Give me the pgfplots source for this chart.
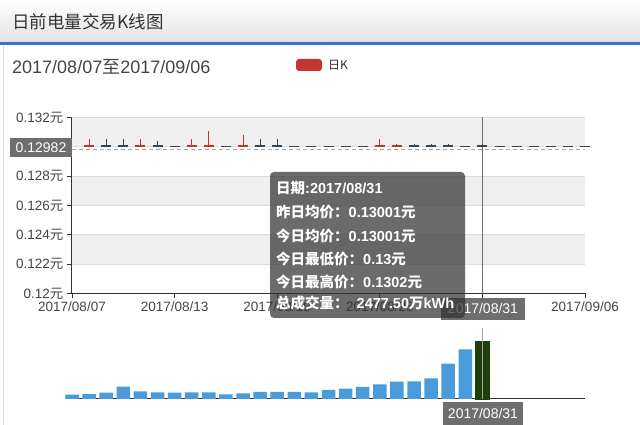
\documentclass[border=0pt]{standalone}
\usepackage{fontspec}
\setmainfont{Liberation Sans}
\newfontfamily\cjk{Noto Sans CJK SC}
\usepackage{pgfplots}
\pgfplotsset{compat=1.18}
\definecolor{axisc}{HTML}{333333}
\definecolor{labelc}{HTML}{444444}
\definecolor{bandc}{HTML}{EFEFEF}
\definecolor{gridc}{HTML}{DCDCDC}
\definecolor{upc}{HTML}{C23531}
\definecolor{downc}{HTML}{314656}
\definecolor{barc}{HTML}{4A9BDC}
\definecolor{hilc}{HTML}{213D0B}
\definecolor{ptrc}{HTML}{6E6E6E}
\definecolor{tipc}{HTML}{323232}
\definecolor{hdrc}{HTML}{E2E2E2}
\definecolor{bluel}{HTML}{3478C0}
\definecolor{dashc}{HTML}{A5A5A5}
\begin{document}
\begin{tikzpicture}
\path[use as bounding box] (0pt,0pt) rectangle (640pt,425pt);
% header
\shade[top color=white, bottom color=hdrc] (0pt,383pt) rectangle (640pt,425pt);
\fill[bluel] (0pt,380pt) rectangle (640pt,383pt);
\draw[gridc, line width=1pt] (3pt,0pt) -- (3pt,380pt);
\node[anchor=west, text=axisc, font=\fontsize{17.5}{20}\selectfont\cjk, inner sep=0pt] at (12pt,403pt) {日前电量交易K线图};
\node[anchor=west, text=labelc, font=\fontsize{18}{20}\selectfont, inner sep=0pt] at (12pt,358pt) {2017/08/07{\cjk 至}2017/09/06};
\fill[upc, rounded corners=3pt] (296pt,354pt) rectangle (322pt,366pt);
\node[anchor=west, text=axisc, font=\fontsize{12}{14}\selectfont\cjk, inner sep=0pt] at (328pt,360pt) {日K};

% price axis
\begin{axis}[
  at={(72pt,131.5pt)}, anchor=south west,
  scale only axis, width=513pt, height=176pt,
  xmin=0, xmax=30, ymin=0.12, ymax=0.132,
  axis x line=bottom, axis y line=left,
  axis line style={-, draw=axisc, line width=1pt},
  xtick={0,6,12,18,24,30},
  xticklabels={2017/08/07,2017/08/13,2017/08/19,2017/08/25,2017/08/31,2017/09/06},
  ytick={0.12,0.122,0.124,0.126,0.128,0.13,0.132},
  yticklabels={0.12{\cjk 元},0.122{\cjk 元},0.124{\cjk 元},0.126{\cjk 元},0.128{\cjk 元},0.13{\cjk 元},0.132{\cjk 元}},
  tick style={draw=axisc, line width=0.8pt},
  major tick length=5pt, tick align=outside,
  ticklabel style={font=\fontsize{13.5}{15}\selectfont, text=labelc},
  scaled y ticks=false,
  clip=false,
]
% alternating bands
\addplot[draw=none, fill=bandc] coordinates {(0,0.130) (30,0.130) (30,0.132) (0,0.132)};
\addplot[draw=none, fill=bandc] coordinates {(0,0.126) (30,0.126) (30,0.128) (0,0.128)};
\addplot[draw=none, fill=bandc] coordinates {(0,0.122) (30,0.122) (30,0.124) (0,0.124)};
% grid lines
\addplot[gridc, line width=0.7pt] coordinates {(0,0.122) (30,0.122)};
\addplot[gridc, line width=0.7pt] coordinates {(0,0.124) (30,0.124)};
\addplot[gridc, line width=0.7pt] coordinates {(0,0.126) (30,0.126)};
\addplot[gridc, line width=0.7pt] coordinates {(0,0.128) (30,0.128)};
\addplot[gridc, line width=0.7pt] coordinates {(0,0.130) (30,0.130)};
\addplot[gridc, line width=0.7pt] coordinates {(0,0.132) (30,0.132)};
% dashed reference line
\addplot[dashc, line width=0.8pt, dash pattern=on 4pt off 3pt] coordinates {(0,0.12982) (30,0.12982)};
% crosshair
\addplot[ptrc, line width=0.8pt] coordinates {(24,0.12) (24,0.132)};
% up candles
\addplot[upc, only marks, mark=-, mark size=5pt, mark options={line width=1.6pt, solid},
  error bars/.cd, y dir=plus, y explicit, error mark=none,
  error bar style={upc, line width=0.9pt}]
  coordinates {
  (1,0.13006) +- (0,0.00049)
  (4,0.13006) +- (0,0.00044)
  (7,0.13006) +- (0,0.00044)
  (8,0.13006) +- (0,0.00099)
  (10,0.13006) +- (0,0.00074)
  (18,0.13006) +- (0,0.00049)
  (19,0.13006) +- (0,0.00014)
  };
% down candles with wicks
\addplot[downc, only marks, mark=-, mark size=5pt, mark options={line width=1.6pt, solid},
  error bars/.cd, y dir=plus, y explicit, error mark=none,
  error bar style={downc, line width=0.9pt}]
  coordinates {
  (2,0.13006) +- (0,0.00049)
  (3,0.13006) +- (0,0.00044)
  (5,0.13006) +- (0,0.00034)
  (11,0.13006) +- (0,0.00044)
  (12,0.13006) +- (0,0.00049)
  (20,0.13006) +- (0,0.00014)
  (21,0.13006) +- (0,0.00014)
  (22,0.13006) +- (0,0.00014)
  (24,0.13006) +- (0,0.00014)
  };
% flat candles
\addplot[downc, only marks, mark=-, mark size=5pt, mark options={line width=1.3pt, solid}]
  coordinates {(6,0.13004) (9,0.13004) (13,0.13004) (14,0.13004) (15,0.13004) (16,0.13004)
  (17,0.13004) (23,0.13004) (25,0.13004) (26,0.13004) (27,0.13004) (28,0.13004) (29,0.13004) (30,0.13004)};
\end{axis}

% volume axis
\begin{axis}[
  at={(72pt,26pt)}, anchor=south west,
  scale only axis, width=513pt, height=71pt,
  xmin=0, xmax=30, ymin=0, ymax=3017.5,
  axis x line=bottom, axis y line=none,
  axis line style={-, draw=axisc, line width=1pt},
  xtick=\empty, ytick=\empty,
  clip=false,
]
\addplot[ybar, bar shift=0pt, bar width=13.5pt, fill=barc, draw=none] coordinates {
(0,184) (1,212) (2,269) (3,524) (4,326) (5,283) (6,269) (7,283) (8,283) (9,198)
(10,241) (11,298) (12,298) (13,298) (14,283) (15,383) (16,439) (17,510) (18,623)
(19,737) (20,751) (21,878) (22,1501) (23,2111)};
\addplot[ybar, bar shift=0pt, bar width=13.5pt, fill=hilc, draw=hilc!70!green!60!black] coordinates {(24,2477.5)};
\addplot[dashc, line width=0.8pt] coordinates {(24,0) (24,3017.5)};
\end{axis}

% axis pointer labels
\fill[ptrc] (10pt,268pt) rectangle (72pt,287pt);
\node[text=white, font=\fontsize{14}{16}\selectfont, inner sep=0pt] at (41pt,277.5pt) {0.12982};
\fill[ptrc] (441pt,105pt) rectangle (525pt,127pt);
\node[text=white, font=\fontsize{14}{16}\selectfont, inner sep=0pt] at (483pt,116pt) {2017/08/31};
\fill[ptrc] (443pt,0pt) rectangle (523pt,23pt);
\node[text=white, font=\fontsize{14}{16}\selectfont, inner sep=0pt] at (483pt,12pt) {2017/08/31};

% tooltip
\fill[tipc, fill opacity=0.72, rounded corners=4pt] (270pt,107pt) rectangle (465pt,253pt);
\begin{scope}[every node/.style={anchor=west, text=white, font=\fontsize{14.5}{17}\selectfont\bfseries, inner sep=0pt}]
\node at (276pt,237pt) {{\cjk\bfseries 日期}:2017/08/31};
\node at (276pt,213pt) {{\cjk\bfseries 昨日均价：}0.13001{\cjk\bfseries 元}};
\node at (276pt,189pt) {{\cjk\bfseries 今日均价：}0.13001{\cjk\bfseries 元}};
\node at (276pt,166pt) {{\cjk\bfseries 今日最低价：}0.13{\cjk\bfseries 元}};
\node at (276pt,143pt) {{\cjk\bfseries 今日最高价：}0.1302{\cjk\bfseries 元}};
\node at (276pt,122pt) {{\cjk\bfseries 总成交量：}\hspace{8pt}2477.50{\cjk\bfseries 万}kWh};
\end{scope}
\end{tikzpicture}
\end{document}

## What the task asks
Restate the material word for word from its first line through the line containing "sep=0pt] at (328pt,360pt)", both included; the pictures do not belong in it.

## Exercise response
Give me the pgfplots source for this chart.
\documentclass[border=0pt]{standalone}
\usepackage{fontspec}
\setmainfont{Liberation Sans}
\newfontfamily\cjk{Noto Sans CJK SC}
\usepackage{pgfplots}
\pgfplotsset{compat=1.18}
\definecolor{axisc}{HTML}{333333}
\definecolor{labelc}{HTML}{444444}
\definecolor{bandc}{HTML}{EFEFEF}
\definecolor{gridc}{HTML}{DCDCDC}
\definecolor{upc}{HTML}{C23531}
\definecolor{downc}{HTML}{314656}
\definecolor{barc}{HTML}{4A9BDC}
\definecolor{hilc}{HTML}{213D0B}
\definecolor{ptrc}{HTML}{6E6E6E}
\definecolor{tipc}{HTML}{323232}
\definecolor{hdrc}{HTML}{E2E2E2}
\definecolor{bluel}{HTML}{3478C0}
\definecolor{dashc}{HTML}{A5A5A5}
\begin{document}
\begin{tikzpicture}
\path[use as bounding box] (0pt,0pt) rectangle (640pt,425pt);
% header
\shade[top color=white, bottom color=hdrc] (0pt,383pt) rectangle (640pt,425pt);
\fill[bluel] (0pt,380pt) rectangle (640pt,383pt);
\draw[gridc, line width=1pt] (3pt,0pt) -- (3pt,380pt);
\node[anchor=west, text=axisc, font=\fontsize{17.5}{20}\selectfont\cjk, inner sep=0pt] at (12pt,403pt) {日前电量交易K线图};
\node[anchor=west, text=labelc, font=\fontsize{18}{20}\selectfont, inner sep=0pt] at (12pt,358pt) {2017/08/07{\cjk 至}2017/09/06};
\fill[upc, rounded corners=3pt] (296pt,354pt) rectangle (322pt,366pt);
\node[anchor=west, text=axisc, font=\fontsize{12}{14}\selectfont\cjk, inner sep=0pt] at (328pt,360pt) {日K};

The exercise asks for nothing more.